I need to get some clothes on. I head up a staircase to my bedroom. I open the door. Nine middle-aged women from a liberal Methodist church I had been attending are sitting around the room, some on my bed and others on chairs. I tell them I have paid for the room, I need to get dressed and they cannot meet there.
They seem disappointed but understand and file out of the room. I suggest that maybe they can come back when I’ve finished dressing. They don’t respond.
I open a dresser but there are no clothes inside. I look under the bed. Nothing. As I peer up, I first see the shoes then the black evening dress of a young woman. As I look at her, I realize it is my mother when she was young. She has been out dancing. I stand up. She wants me to come over and hug her, but I know I cannot do that unless I drop the towel first. I step toward her and let go of the cloth.

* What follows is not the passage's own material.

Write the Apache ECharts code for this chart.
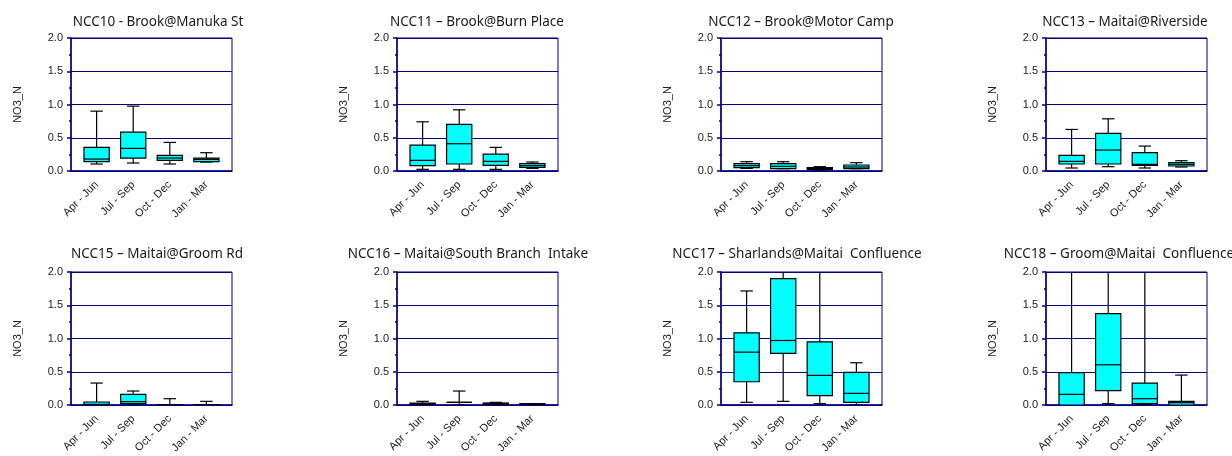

Now I am flying through the sky, looking down at a small valley in a pine forest. Rising from the clearing are the gray spires of a church or cathedral. As I draw closer, I see that the spires are like the points of a crown. The church has no roof; the floor is open to the sky.
I have never been truly in love. When you are in love, your soul is naked to the person you love. The women in my life are the women in the bedroom in the dream. I barely know them because I did not bare my soul to them. No matter who I was with, I was always alone. The last person to see my naked soul was my mother. When you are a child, you show everything in your heart. When you open your heart, your soul is a cathedral open to heaven.
About six years later, I saw in a Fairfield, California art gallery a composite picture created by photographer Scott Mutter. It depicts an eagle soaring above an open cathedral in a wooded mountain area. Naturally, I bought it and it now hangs in my bedroom.